Results
Phylogenetic and mutation analysis of 60 SARS-CoV-2 sequences from
Southeast Asia revealed 78 non-synonymous mutations. Most of them (n=52)
were found in non-structural (NS) proteins. Other mutations with amino
acid (aa) substitutions were present in spike protein (n=13), N protein
(n=9), M protein (n=3) and E protein (n=1). The Nepal SARS-CoV-2 genome,
which was sequenced early, had no NS mutations compared to our reference
sequence (Table-1).
This study identified 21 NS mutations including 4 aa alterations in
spike proteins that solely observed in Southeast Asia (Table 2). The
majority of these unique mutations (n=15) have arisen once to-date. The
remaining 6 were present more than once, but each of these variants
circulated in a specific country or region. Moreover, we found 13
mutations with amino acid replacement in spike protein across Southeast
Asia. Seven of them (L54F, T76I, S116C, A243S, E471Q, T572I and D614G)
were present in the S1 domain and the remaining 6 (L822F, A829T, A930V,
S939F, F1109L and G1124V) were present in the S2 domain of the spike
protein. Only one aa substitution (E471Q) occurred in the receptor
binding motif of spike RBD. A 3D structural visualization is presented
in Figure 1, with 13 aa substitution sites represented; of them, 3 aa
substitutions (S116C, E471Q and A930V) are highlighted in the trimeric
spike glycoprotein.
The recurrent mutations found in Southeast Asia were presented country
wise in figure 2. We identified the 10 most frequent mutations with
amino acid substitution (N_R203K, N_G204R, N_P13L, NS3_Q57H,
NS3_Q57H, NS8_L84S, NSP12_A97V, NSP12_P323L, NSP3_T1198K,
NSP6_L37F, Spike_D614G) and separated the variants into 4 major groups
and 2 subgroups accordingly (Figure 3). Group 1 consists of 11
sequences, including the reference sequence hCoV19 / Wuhan / WIV04 /
2019 (Accession: EPI_ISL_ 402124). All sequences within in this group
were observed earlier in this year (13 January to 1 April). Group 2
consists of the co-evolving mutations NSP12_P323L and spike_D614G.

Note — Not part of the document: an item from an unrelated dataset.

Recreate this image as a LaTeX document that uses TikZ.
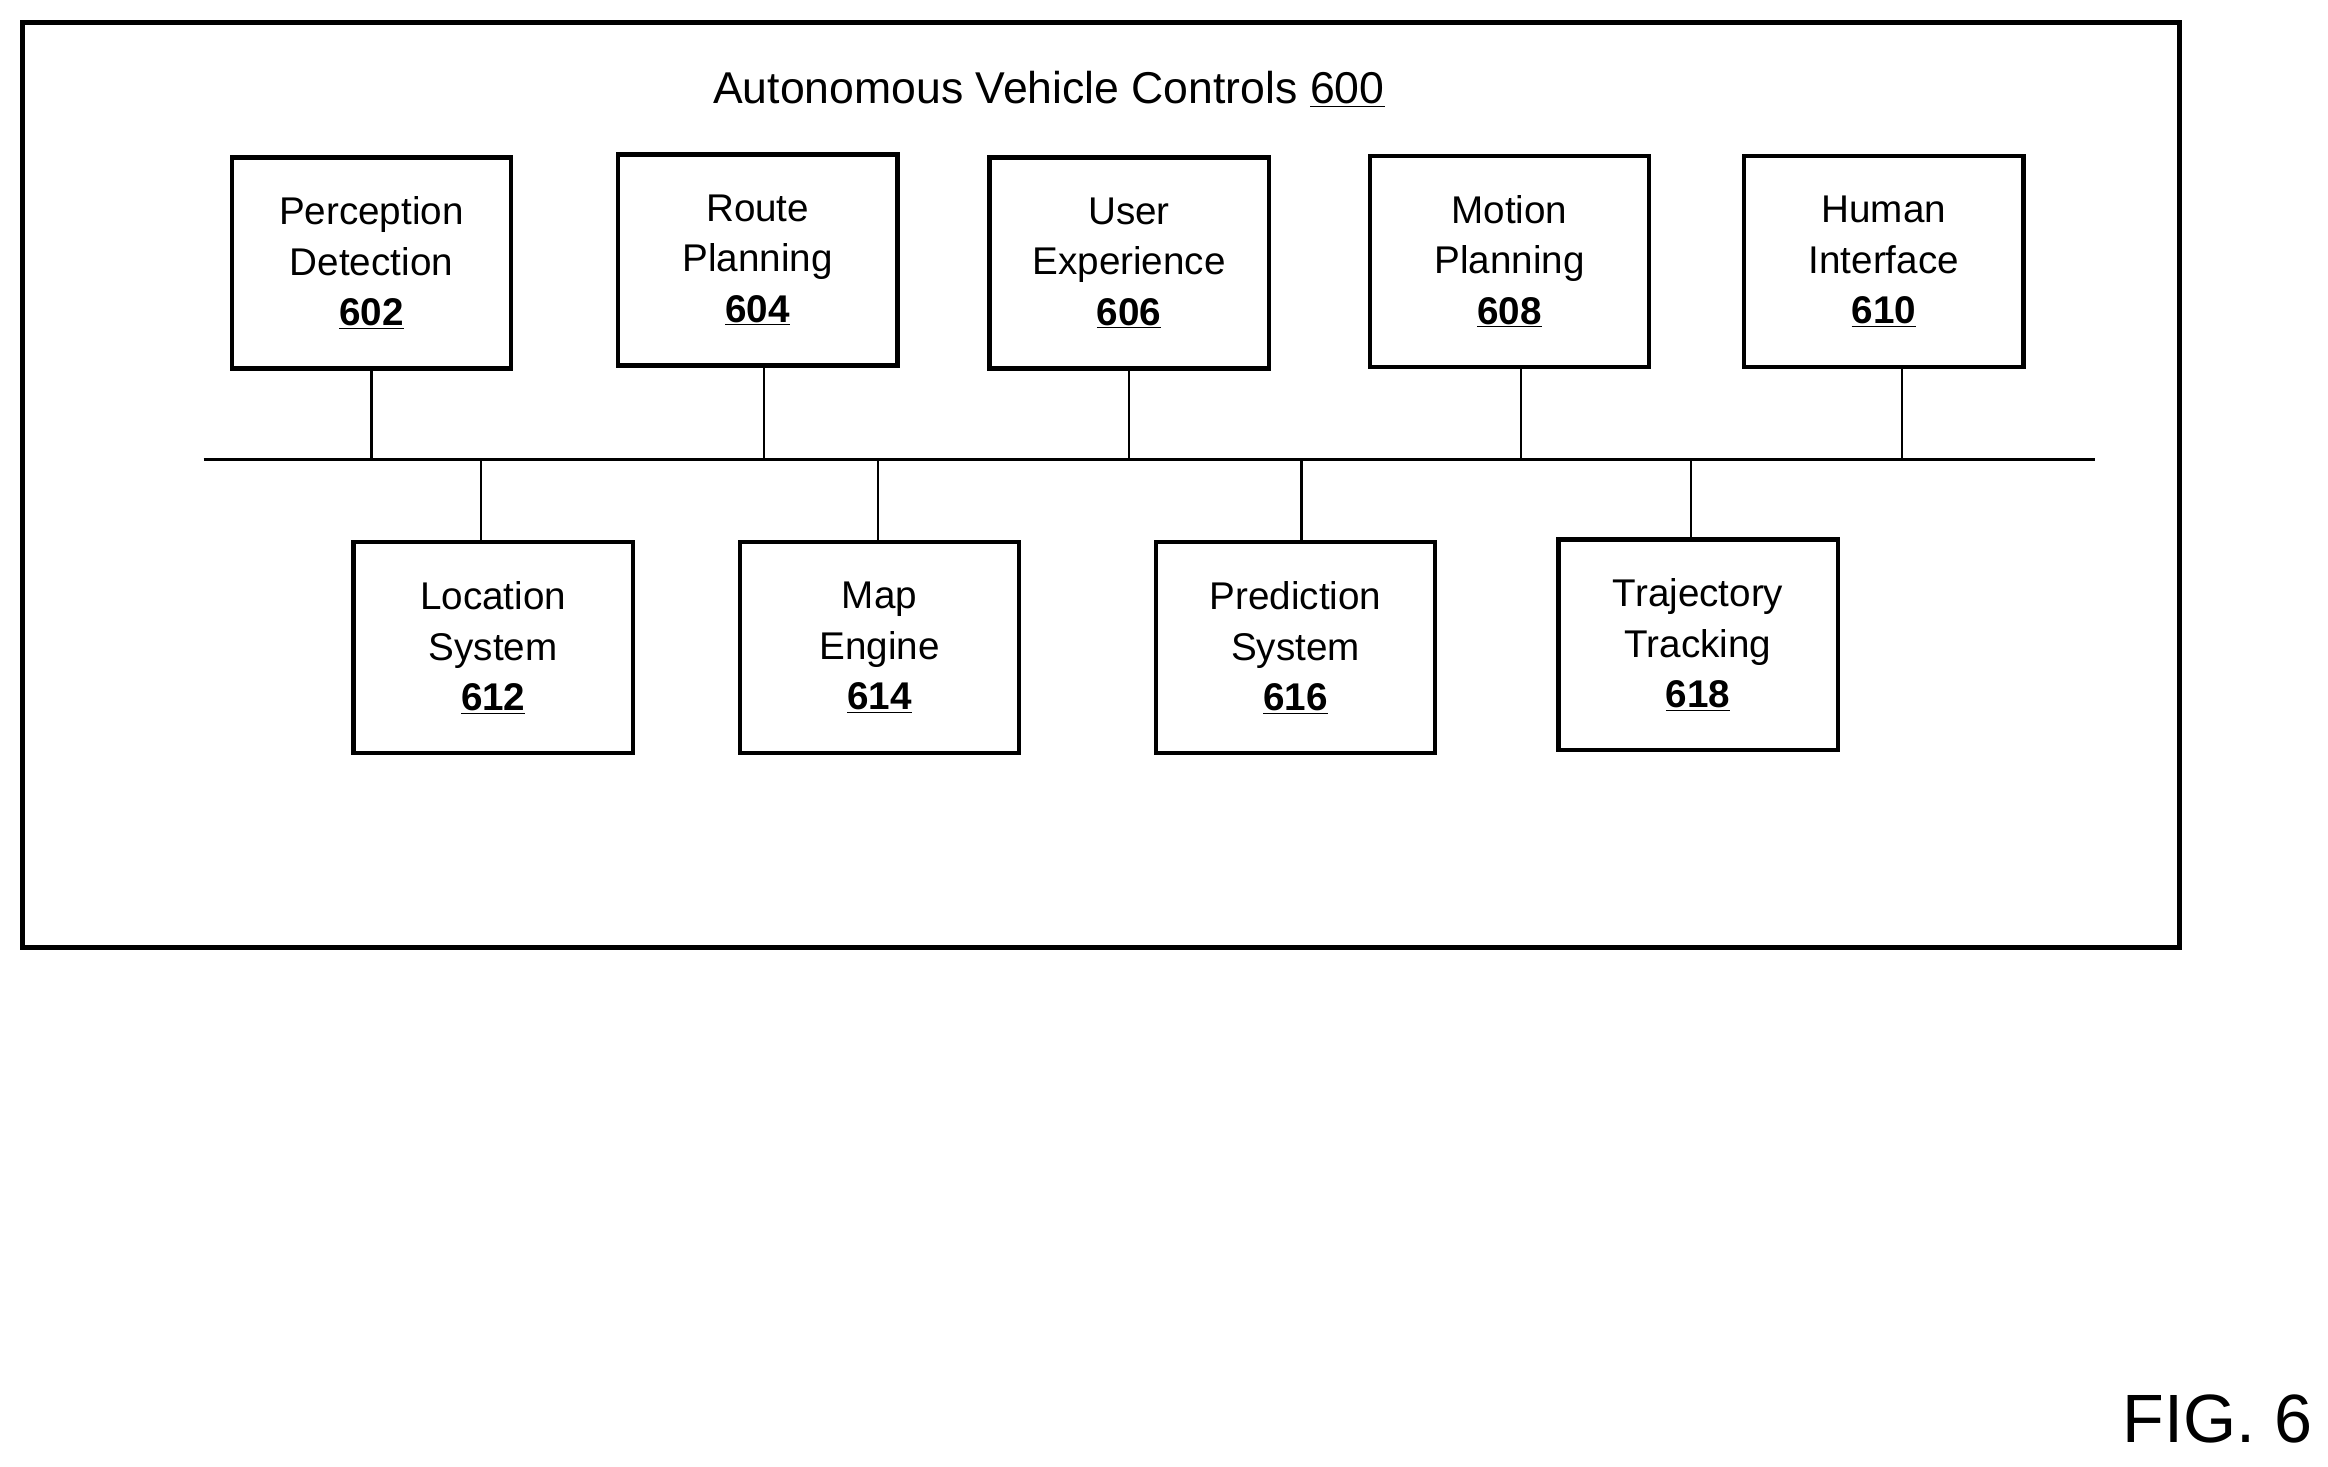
\documentclass[tikz,border=0pt]{standalone}
\usepackage{fontspec}
\setmainfont{Liberation Sans}
\begin{document}
\begin{tikzpicture}[x=1pt,y=-1pt,
  box/.style={draw,line width=3pt,minimum width=188pt,minimum height=142pt,align=center,font=\fontsize{26}{34}\selectfont,inner sep=0pt},
  ln/.style={line width=1.5pt}]
\useasboundingbox (0,0) rectangle (1567,987);
\draw[line width=3.5pt] (15,15) rectangle (1467,638);
\node[font=\fontsize{30}{36}\selectfont] (title) at (706,60) {Autonomous Vehicle Controls \underline{600}};
\newcommand{\num}[1]{\textbf{\underline{#1}}}
\node[box] (b602) at (250,177) {Perception\\Detection\\\num{602}};
\node[box] (b604) at (510,175) {Route\\Planning\\\num{604}};
\node[box] (b606) at (760,177) {User\\Experience\\\num{606}};
\node[box] (b608) at (1016,176) {Motion\\Planning\\\num{608}};
\node[box] (b610) at (1268,176) {Human\\Interface\\\num{610}};
\node[box] (b612) at (332,436) {Location\\System\\\num{612}};
\node[box] (b614) at (592,436) {Map\\Engine\\\num{614}};
\node[box] (b616) at (872,436) {Prediction\\System\\\num{616}};
\node[box] (b618) at (1143,434) {Trajectory\\Tracking\\\num{618}};
\coordinate (bl) at (137,309); \coordinate (br) at (1410,309);
\draw[line width=2pt] (bl) -- (br);
\foreach \n/\x in {b602/250,b604/514,b606/760,b608/1024,b610/1280}
  \draw[ln] (\n.south -| \x,0) -- (\x,309);
\foreach \n/\x in {b612/324,b614/591,b616/876,b618/1138}
  \draw[ln] (\n.north -| \x,0) -- (\x,309);
\node[font=\fontsize{46}{50}\selectfont,anchor=east] (fig) at (1560,955) {FIG. 6};
\end{tikzpicture}
\end{document}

Most of the sequences (n=24) belong to this group and their isolation
dates range from 10 March to 4 May, 2020. We further separated this
group into two subgroups; those in 2a have additional N_R203K, N_G204R
(28881-28883: GGG>AAC) trinucleotide mutations and those in
2b have mutations with amino acid substitution at NS3 (Q57H). In group
3, 4 co-evolving mutations (NSP12_A97V, N_P13L, NSP3_T1198K,
NSP6_L37F) were found in 12 Indian sequences which were collected
between 29 March to 26 April, 2020. Group 4 consists of 8 variants from
Bangladesh, India and Thailand with a common amino acid substitution at
NS8(L84S).
In the cluster based time-plot, 187 available sequences were studied
over the 15 days of the month from January until May 2020. The group 2
cluster was not observed until February (0%, n=0), 38% (n=19) in
March, 37% (n=20) in April and 85% (n=61) in May. The group 3 cluster
was 0% to 8% in those months, with a sudden increase of 54% (n=29) in
April. The infections were increased from 17 cases in January up to
128,257 in May, 2020 (Figure 4).
A geographic heat map (Figure 5) revealed that most of the 78 NS
mutations found in this study were also common in Europe and North
America. The transmission map, generated with Nextstrain using 329
genome sequences (Figure 6), revealed that Group 2 sequences (A2 clade
of Nextstrain) from this study were found to be dominant among strains
circulating in Southeast Asia. These sequences were also found to be
prevalent in Europe and North America.